Enterprise MLOps with Google Cloud Vertex AI (part 1)

Published in

Google Cloud - Community

4 min readJan 19, 2024

In regulated industries like finance, healthcare, and telecommunications, the deployment of applications and services, especially those involving AI/ML and customer data, presents unique challenges. Stringent requirements for security, reliability, scalability, compliance, and traceability must be met.

For example, a bank using a machine learning model to predict loan affordability must guarantee the model’s accuracy and fairness. Furthermore, it must adhere to fair lending regulations while providing a transparent audit trail to justify its decisions.

This complexity demands robust MLOps practices that incorporate data governance, continuous model monitoring, and meticulous documentation throughout the model’s lifecycle.

This article is the first in a series where we will demonstrate how to establish a comprehensive MLOps framework on Google Cloud, catering to the typical needs of such organizations, including:

Support for hybrid networks (Shared VPC)
Security constraints: restricted network access, filtered internet access & organization policies
Private packages/artifacts repository
Cost control & billing
Key management compliance (CMEK)
Integration with Source code management (SCM) and CI/CD tooling (Github, Gitlab)
Model documentation (model card).

For the MLOps process, we will follow the Google Cloud Practitioners Guide to Machine Learning Operations (MLOps) [1][2] and will use the following code example: https://github.com/GoogleCloudPlatform/professional-services/tree/main/examples/vertex_mlops_enterprise

The Enterprise MLOps with Google Cloud Vertex AI series contains the following articles:

Google Cloud Infrastructure setup (this post)
Machine Learning Pipeline Development
CI/CD pipeline

Google Cloud Infrastructure setup

Before enabling the organization to experiment, train, and deploy ML models, it is critical to have a secure, enterprise-ready Google Cloud environment.

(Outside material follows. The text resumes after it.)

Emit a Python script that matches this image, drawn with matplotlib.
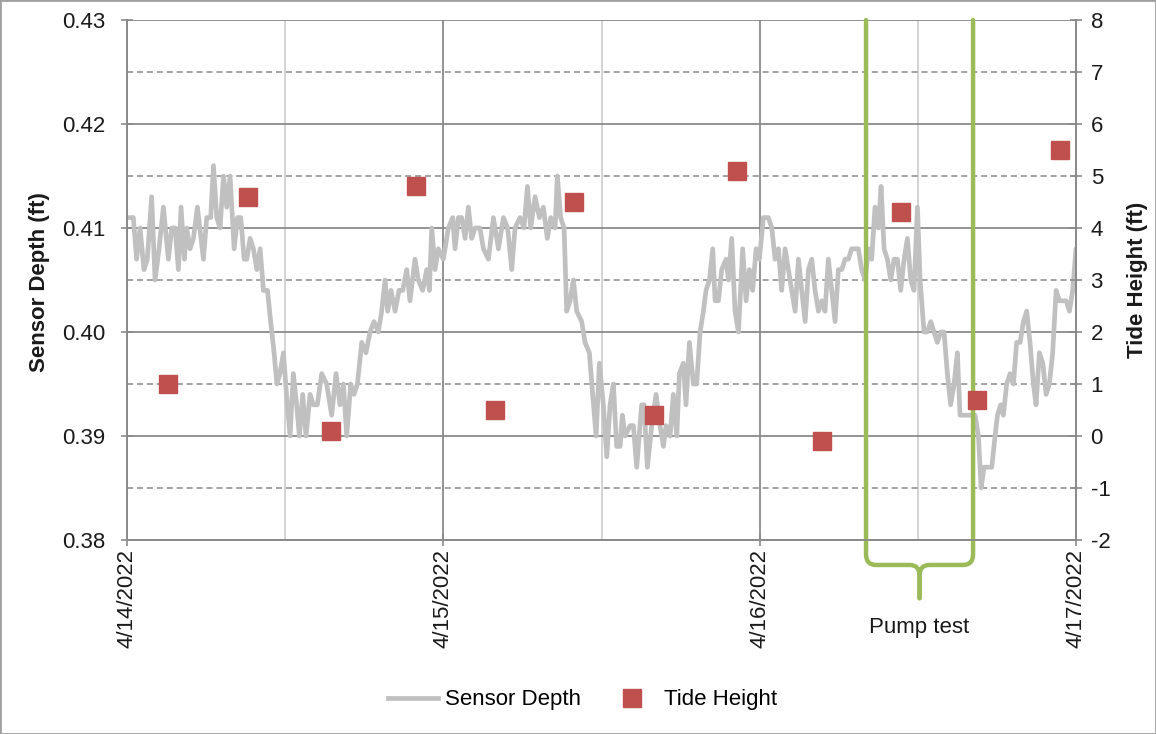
import matplotlib
matplotlib.use("Agg")
import matplotlib.pyplot as plt
from matplotlib.path import Path
from matplotlib.patches import PathPatch, Rectangle
from matplotlib.lines import Line2D
from matplotlib.ticker import MultipleLocator, FixedLocator

plt.rcParams['font.family'] = ['Liberation Sans', 'DejaVu Sans']

# ---------------- data ----------------
# hours since 4/14/2022 00:00
sensor_hours = [
    0.0, 0.48, 0.73, 0.99, 1.29, 1.54, 1.87, 2.13, 2.43, 2.76, 3.14, 3.39, 3.65, 3.90, 4.10, 4.35, 4.53, 4.78,
    5.04, 5.34, 5.80, 6.05, 6.35, 6.56, 6.81, 7.06, 7.32, 7.57, 7.82, 8.13, 8.38, 8.63, 8.89, 9.09, 9.34, 9.59,
    9.85, 10.10, 10.35, 10.66, 10.90, 11.16, 11.37, 11.60, 11.87, 12.10, 12.37,
    12.62, 12.87, 13.08, 13.33, 13.58, 13.89, 14.14, 14.44, 14.77, 15.15, 15.53, 15.86, 16.16, 16.42, 16.67,
    16.97, 17.22, 17.48, 17.81, 18.13, 18.44, 18.74, 19.07, 19.32, 19.58, 19.78, 20.03, 20.34, 20.64, 20.92,
    21.22, 21.47, 21.85, 22.10, 22.43, 22.74, 22.94, 23.12, 23.37, 23.62, 24.00,
    24.38, 24.71, 24.89, 25.14, 25.39, 25.65, 25.90, 26.15, 26.41, 26.78, 27.04, 27.42, 27.80, 28.18, 28.56,
    28.88, 29.19, 29.44, 29.82, 30.12, 30.38, 30.63, 30.96, 31.29, 31.59, 31.89, 32.15, 32.48, 32.65, 32.90,
    33.16, 33.36, 33.61, 33.87, 34.12, 34.50, 34.75, 35.08, 35.33, 35.59, 35.84, 36.14, 36.40, 36.65,
    36.90, 37.15, 37.41, 37.58, 37.79, 38.17, 38.42, 38.67, 39.05, 39.23, 39.48, 39.81, 40.14, 40.44, 40.70,
    40.90, 41.20, 41.45, 41.71, 41.91, 42.21, 42.41, 42.67, 42.97, 43.22, 43.48, 43.73, 43.93, 44.19, 44.44,
    44.62, 44.87, 45.12, 45.45, 45.63, 45.88, 46.13, 46.39, 46.71, 46.97, 47.22, 47.47, 47.73, 47.98, 48.28, 48.66,
    48.92, 49.17, 49.42, 49.67, 49.93, 50.18, 50.43, 50.69, 50.94, 51.19, 51.45, 51.70, 51.95, 52.20, 52.46,
    52.71, 52.96, 53.21, 53.47, 53.72, 53.97, 54.23, 54.48, 54.73, 54.98, 55.24, 55.49, 55.74, 56.00, 56.25,
    56.50, 56.75, 57.01, 57.21, 57.44, 57.69, 57.94, 58.20, 58.45, 58.70, 58.96, 59.21, 59.46, 59.71, 59.97, 60.17,
    60.47, 60.72, 60.98, 61.23, 61.48, 61.74, 61.99, 62.24, 62.49, 62.75, 63.00, 63.20, 63.58, 63.96, 64.34,
    64.60, 64.80, 65.02, 65.28, 65.61, 65.86, 66.04, 66.29, 66.49, 66.74, 67.00, 67.25, 67.50, 67.76, 68.01,
    68.26, 68.51, 68.77, 68.97, 69.22, 69.48, 69.73, 69.98, 70.23, 70.49, 70.74, 70.99, 71.25, 71.50, 71.75, 72.00,
]
sensor_depth = [
    0.411, 0.411, 0.407, 0.410, 0.406, 0.407, 0.413, 0.405, 0.408, 0.412, 0.407, 0.410, 0.410, 0.406, 0.412, 0.407, 0.410, 0.408,
    0.409, 0.412, 0.407, 0.411, 0.411, 0.416, 0.411, 0.410, 0.415, 0.412, 0.415, 0.408, 0.411, 0.411, 0.407, 0.407, 0.409, 0.408,
    0.406, 0.408, 0.404, 0.404, 0.401, 0.398, 0.395, 0.396, 0.398, 0.394, 0.390,
    0.396, 0.393, 0.390, 0.394, 0.390, 0.394, 0.393, 0.393, 0.396, 0.395, 0.392, 0.396, 0.393, 0.395, 0.390,
    0.395, 0.394, 0.395, 0.399, 0.398, 0.400, 0.401, 0.400, 0.402, 0.405, 0.402, 0.404, 0.402, 0.404, 0.404,
    0.406, 0.403, 0.407, 0.405, 0.404, 0.406, 0.404, 0.410, 0.406, 0.408, 0.407,
    0.410, 0.411, 0.408, 0.411, 0.411, 0.409, 0.412, 0.409, 0.410, 0.410, 0.408, 0.407, 0.411, 0.408, 0.411,
    0.410, 0.406, 0.410, 0.411, 0.410, 0.414, 0.410, 0.413, 0.411, 0.412, 0.409, 0.411, 0.410, 0.415, 0.411,
    0.410, 0.402, 0.403, 0.405, 0.402, 0.401, 0.399, 0.398, 0.394, 0.390, 0.397, 0.393, 0.388, 0.393,
    0.395, 0.389, 0.389, 0.392, 0.390, 0.391, 0.391, 0.387, 0.393, 0.393, 0.387, 0.391, 0.394, 0.391, 0.389,
    0.391, 0.390, 0.394, 0.390, 0.396, 0.397, 0.393, 0.399, 0.395, 0.395, 0.400, 0.402, 0.404, 0.405, 0.408,
    0.403, 0.403, 0.406, 0.407, 0.405, 0.409, 0.402, 0.400, 0.408, 0.403, 0.406, 0.404, 0.408, 0.407, 0.411, 0.411,
    0.410, 0.407, 0.408, 0.404, 0.408, 0.406, 0.404, 0.402, 0.407, 0.404, 0.401, 0.406, 0.407, 0.404, 0.402,
    0.403, 0.402, 0.407, 0.404, 0.401, 0.406, 0.406, 0.407, 0.407, 0.408, 0.408, 0.408, 0.406, 0.405, 0.408,
    0.407, 0.412, 0.410, 0.414, 0.408, 0.407, 0.405, 0.407, 0.407, 0.404, 0.407, 0.409, 0.405, 0.404, 0.412, 0.405,
    0.400, 0.400, 0.401, 0.400, 0.399, 0.400, 0.400, 0.396, 0.393, 0.395, 0.398, 0.392, 0.392, 0.392, 0.392,
    0.390, 0.385, 0.387, 0.387, 0.387, 0.390, 0.392, 0.393, 0.392, 0.395, 0.396, 0.395, 0.399, 0.399, 0.401,
    0.402, 0.399, 0.395, 0.393, 0.398, 0.397, 0.394, 0.395, 0.398, 0.404, 0.403, 0.403, 0.403, 0.402, 0.404, 0.408,
]

tide_hours = [3.11, 9.18, 15.48, 21.93, 27.92, 33.91, 39.98, 46.28, 52.73, 58.72, 64.49, 70.79]
tide_height = [1.0, 4.6, 0.1, 4.8, 0.5, 4.5, 0.4, 5.1, -0.1, 4.3, 0.7, 5.5]

date_ticks = [0, 24, 48, 72]
date_labels = ["4/14/2022", "4/15/2022", "4/16/2022", "4/17/2022"]

pump_start, pump_end = 56.07, 64.19   # hours, pump test bracket

# ---------------- figure ----------------
W, H = 1156, 734
fig = plt.figure(figsize=(W / 100, H / 100), dpi=100)
L, R, T, B = 127, 1076, 20, 540
ax = fig.add_axes([L / W, 1 - B / H, (R - L) / W, (B - T) / H])
ax2 = ax.twinx()

GRID = '#8a8a8a'
SPINE = '#8a8a8a'
TXT = '#1a1a1a'
FS = 16

ax.set_xlim(0, 72)
ax.set_ylim(0.38, 0.43)
ax2.set_ylim(-2, 8)

# gridlines
ax.yaxis.set_major_locator(MultipleLocator(0.01))
ax.yaxis.set_minor_locator(FixedLocator([0.385, 0.395, 0.405, 0.415, 0.425]))
ax.xaxis.set_major_locator(FixedLocator(date_ticks))
ax.xaxis.set_minor_locator(FixedLocator([12, 36, 60]))
ax.grid(True, which='major', axis='y', color=GRID, lw=1.3, zorder=0)
ax.grid(True, which='minor', axis='y', color=GRID, lw=1.1, ls=(0, (4, 2.5)), zorder=0)
ax.grid(True, which='major', axis='x', color=GRID, lw=1.3, zorder=0)
ax.grid(True, which='minor', axis='x', color='#c8c8c8', lw=1.1, zorder=0)
ax.set_axisbelow(True)

ax.plot(sensor_hours, sensor_depth, color='#c0c0c0', lw=3.4, solid_joinstyle='round',
        solid_capstyle='round', zorder=2)

# pump-test bracket
ybot = 0.3776
ytip = 0.3744
dx = 0.75
dy = 0.001
xc = (pump_start + pump_end) / 2
codes = [Path.MOVETO, Path.LINETO, Path.CURVE3, Path.CURVE3, Path.LINETO, Path.CURVE3, Path.CURVE3, Path.LINETO]
verts_l = [(pump_start, 0.43), (pump_start, ybot + dy), (pump_start, ybot), (pump_start + dx, ybot),
           (xc - dx, ybot), (xc, ybot), (xc, ybot - dy), (xc, ytip)]
verts_r = [(pump_end, 0.43), (pump_end, ybot + dy), (pump_end, ybot), (pump_end - dx, ybot),
           (xc + dx, ybot), (xc, ybot), (xc, ybot - dy), (xc, ytip)]
for verts in (verts_l, verts_r):
    ax.add_patch(PathPatch(Path(verts, codes), fill=False, edgecolor='#9bbb59', lw=3.2,
                           capstyle='round', joinstyle='round', clip_on=False, zorder=3))
ax.text(xc, 0.37154, "Pump test", ha='center', va='center', fontsize=FS, color=TXT)

ax2.plot(tide_hours, tide_height, ls='none', marker='s', ms=12.5, color='#c0504d',
         markeredgecolor='#c0504d', zorder=4)

# ticks and labels
ax.set_xticks(date_ticks)
ax.set_xticklabels(date_labels, rotation=90, fontsize=FS, color=TXT)
ax.set_yticks([0.38, 0.39, 0.40, 0.41, 0.42, 0.43])
ax.set_yticklabels(["0.38", "0.39", "0.40", "0.41", "0.42", "0.43"], fontsize=FS, color=TXT)
ax2.set_yticks(range(-2, 9))
ax2.set_yticklabels([str(v) for v in range(-2, 9)], fontsize=FS, color=TXT)
ax.tick_params(axis='y', which='major', direction='inout', length=9, width=1.2, color=SPINE, pad=11)
ax.tick_params(axis='x', which='major', direction='inout', length=9, width=1.2, color=SPINE, pad=2)
ax.tick_params(axis='both', which='minor', length=0)
ax2.tick_params(axis='y', direction='inout', length=9, width=1.2, color=SPINE, pad=6)

fig.text(40 / W, 1 - 282 / H, "Sensor Depth (ft)", rotation=90, ha='center', va='center',
         fontsize=FS, fontweight='bold', color=TXT)
fig.text(1137 / W, 1 - 280 / H, "Tide Height (ft)", rotation=90, ha='center', va='center',
         fontsize=FS, fontweight='bold', color=TXT)

for a in (ax, ax2):
    for s in a.spines.values():
        s.set_color(SPINE)
        s.set_linewidth(1.2)
    a.spines['top'].set_visible(False)

# legend
handles = [Line2D([], [], color='#c0c0c0', lw=3.4),
           Line2D([], [], ls='none', marker='s', ms=12.5, color='#c0504d')]
fig.legend(handles, ["Sensor Depth", "Tide Height"], loc='center', bbox_to_anchor=(0.504, 1 - 700 / H),
           ncol=2, frameon=False, fontsize=FS, handlelength=2.25, columnspacing=1.2, handletextpad=0.3)

fig.patches.append(Rectangle((0, 0), 1, 1, transform=fig.transFigure, fill=False,
                             edgecolor='#a0a0a0', lw=2))

fig.savefig("out.png", dpi=100)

While covering a complete landing zone deployment is beyond the scope of this post, it can be easily achieved with two open-source accelerators:

Fabric FAST, for deploying a fully enterprise-ready Google Cloud organization: https://github.com/GoogleCloudPlatform/cloud-foundation-fabric/tree/master/fast
Shielded Folder, to deploy a secure folder in your existing Google Cloud organization: https://github.com/GoogleCloudPlatform/cloud-foundation-fabric/tree/master/blueprints/data-solutions/shielded-folder

Once the landing zone (or shielded folder) is set up, you need to create the required Google Cloud environments (projects) to set up the required CI/CD process. Implementing each environment as a recommended best practice. In this example, we will deploy three environments:

Experimentation (or development) environment
Staging
Production

The following diagram shows the different resources deployed in each environment. As you can see, all the resources deployed are similar, except for the experimentation project, which includes Jupyter Notebooks.

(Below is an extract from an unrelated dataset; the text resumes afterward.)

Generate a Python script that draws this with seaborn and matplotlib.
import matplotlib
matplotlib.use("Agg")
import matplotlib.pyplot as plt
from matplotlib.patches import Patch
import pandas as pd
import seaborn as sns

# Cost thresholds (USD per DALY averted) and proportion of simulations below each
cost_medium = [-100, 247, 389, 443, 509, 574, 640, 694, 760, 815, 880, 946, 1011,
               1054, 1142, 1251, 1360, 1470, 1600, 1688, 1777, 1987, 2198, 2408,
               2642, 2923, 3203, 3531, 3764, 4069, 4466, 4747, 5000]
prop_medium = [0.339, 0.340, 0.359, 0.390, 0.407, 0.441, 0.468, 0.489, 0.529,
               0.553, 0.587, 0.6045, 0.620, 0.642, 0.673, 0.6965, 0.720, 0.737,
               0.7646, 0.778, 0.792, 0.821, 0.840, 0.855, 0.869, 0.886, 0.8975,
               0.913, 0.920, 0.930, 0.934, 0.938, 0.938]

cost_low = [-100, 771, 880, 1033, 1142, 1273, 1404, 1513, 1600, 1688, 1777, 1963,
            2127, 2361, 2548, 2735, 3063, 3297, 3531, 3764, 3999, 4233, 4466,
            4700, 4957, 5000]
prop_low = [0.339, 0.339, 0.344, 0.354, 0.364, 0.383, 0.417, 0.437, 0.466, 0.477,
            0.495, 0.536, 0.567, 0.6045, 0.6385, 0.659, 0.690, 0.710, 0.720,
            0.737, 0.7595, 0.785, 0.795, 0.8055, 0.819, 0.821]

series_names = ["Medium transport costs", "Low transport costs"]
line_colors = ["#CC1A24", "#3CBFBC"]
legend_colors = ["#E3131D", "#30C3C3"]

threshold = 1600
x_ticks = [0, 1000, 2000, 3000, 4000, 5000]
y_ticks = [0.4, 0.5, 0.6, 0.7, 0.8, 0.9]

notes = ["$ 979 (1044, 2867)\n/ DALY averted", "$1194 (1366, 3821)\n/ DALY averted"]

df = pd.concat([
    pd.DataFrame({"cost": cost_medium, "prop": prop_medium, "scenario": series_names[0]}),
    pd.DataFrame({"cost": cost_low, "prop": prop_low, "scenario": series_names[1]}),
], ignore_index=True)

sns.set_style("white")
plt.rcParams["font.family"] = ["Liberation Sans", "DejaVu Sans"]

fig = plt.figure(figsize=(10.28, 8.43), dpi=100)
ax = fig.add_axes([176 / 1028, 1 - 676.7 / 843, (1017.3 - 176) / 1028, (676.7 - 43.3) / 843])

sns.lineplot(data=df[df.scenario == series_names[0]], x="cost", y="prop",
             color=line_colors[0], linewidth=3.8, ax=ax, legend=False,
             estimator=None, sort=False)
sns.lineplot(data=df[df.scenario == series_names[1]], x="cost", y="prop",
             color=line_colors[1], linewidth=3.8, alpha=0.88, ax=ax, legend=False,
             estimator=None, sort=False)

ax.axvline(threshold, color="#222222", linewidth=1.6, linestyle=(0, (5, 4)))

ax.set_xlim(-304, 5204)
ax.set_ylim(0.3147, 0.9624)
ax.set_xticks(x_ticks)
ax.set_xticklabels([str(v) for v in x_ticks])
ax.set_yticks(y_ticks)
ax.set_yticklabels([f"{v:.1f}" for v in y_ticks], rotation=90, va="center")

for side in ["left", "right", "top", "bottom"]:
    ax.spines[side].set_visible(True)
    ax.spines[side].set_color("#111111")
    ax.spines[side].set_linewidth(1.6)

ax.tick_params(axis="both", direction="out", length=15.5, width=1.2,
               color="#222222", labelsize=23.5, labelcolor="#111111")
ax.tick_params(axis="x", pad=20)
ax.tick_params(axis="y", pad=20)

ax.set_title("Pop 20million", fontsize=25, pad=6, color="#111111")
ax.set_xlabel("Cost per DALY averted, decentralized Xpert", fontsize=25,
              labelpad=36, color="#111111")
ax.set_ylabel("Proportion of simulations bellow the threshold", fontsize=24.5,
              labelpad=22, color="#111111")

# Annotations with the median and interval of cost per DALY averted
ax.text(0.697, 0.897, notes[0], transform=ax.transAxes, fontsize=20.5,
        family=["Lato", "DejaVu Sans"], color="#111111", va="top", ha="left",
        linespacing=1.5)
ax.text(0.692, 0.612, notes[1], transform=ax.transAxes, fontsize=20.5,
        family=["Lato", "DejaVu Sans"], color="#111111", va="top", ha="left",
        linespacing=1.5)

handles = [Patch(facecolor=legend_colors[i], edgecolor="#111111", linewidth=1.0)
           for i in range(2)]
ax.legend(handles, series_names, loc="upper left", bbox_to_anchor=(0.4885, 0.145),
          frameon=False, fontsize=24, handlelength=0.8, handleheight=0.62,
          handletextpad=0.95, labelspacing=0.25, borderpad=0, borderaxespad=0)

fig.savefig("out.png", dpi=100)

A terraform script is provided to setup all the required resources:

A GCP Project (per environment) to host all the resources
Isolated VPC network and a subnet to be used by Vertex and Dataflow (using a Shared VPC is also possible).
Firewall rule to allow the internal subnet communication required by Dataflow
Cloud NAT (Network Address Translation) may be required to enable internet access for computing resources like Vertex AI and Dataflow. Its necessity depends on your organization’s security policies regarding internet connectivity. If internet access is restricted, Cloud NAT can provide a controlled gateway for outbound traffic.
GCS buckets to host Vertex AI and Cloud Build Artifacts.
BigQuery Dataset where the training data will be stored
Service account mlops-[env]@ with the minimum permissions required by Vertex and Dataflow
Service account github to be used by Workload Identity Federation, to federate Github identity.
Secret to store the Github SSH key to get access to the CI/CD code repo (you will set the secret value later, so it can be used).

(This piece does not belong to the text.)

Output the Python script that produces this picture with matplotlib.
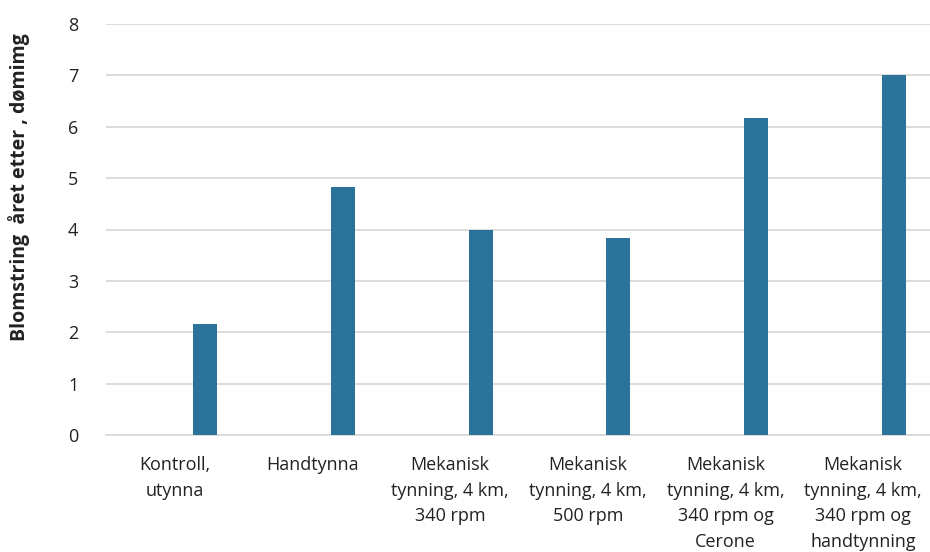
import matplotlib
matplotlib.use("Agg")
import matplotlib.pyplot as plt
import numpy as np

categories = [
    "Kontroll,\nutynna",
    "Handtynna",
    "Mekanisk\ntynning, 4 km,\n340 rpm",
    "Mekanisk\ntynning, 4 km,\n500 rpm",
    "Mekanisk\ntynning, 4 km,\n340 rpm og\nCerone",
    "Mekanisk\ntynning, 4 km,\n340 rpm og\nhandtynning",
]
values = [2.17, 4.83, 4.0, 3.83, 6.17, 7.0]
y_ticks = [0, 1, 2, 3, 4, 5, 6, 7, 8]
y_label = "Blomstring  året etter , dømimg"

plt.rcParams["font.family"] = ["Open Sans", "DejaVu Sans"]

fig = plt.figure(figsize=(9.3, 5.52), dpi=100)
ax = fig.add_axes([106 / 930, 117 / 552, 826 / 930, 411 / 552])

x = np.arange(len(categories))
ax.bar(x + 0.221, values, width=0.174, color="#2b7399", zorder=3)

ax.set_xlim(-0.5, len(categories) - 0.5)
ax.set_ylim(0, 8)
ax.set_yticks(y_ticks)
ax.set_yticklabels([str(t) for t in y_ticks], fontsize=13, color="#222222")
ax.set_xticks(x)
ax.set_xticklabels(categories, fontsize=13, color="#222222", linespacing=1.55, va="top")

ax.tick_params(axis="y", length=0, pad=20)
ax.tick_params(axis="x", length=0, pad=15)
ax.grid(axis="y", color="#d9d9d9", linewidth=1.3, zorder=0)
for s in ["top", "right", "left"]:
    ax.spines[s].set_visible(False)
ax.spines["bottom"].set_color("#d9d9d9")
ax.spines["bottom"].set_linewidth(1.3)

fig.text(19 / 930, 1 - 187 / 552, y_label, rotation=90, ha="center", va="center",
         fontsize=14, fontweight="bold", color="#222222")

fig.savefig("out.png", dpi=100)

Before launching the Terraform scripts, you must create a dedicated private Git repository in your user or organization. In this example, we will use a private GitHub repository, such as: https://github.com/<my_org>/mlops-example/

You can follow the following instructions for setting up the Git environment in this link.

Environments deployment guide:

Clone the following repo into a temporary folder: https://github.com/GoogleCloudPlatform/professional-services
Follow the deployment instructions: https://github.com/GoogleCloudPlatform/professional-services/blob/main/examples/vertex_mlops_enterprise/doc/01-ENVIRONMENTS.md

In one of the steps you will be asked to create a terraform.tfvars file, in case you have an existing GCP project, you can use the following one:

bucket_name  = "creditcards" # -env will be added as suffix
dataset_name = "creditcards"
environment  = "dev"
groups = {
  gcp-ml-ds     = null
  gcp-ml-eng    = null
  gcp-ml-viewer = null
}

# env will be added as branch name
github = {
  organization = "ORGANIZATION"
  repo         = "mlops-example"
}

# Additional labels. env label will be added automatically
labels = {
  "team" : "ml"
}


prefix = "myprefix"
project_config = {
  billing_account_id = null # Use only billing BA if it is required to create the project
  parent             = null
  project_id         = "creditcards"
}
region = "europe-west4"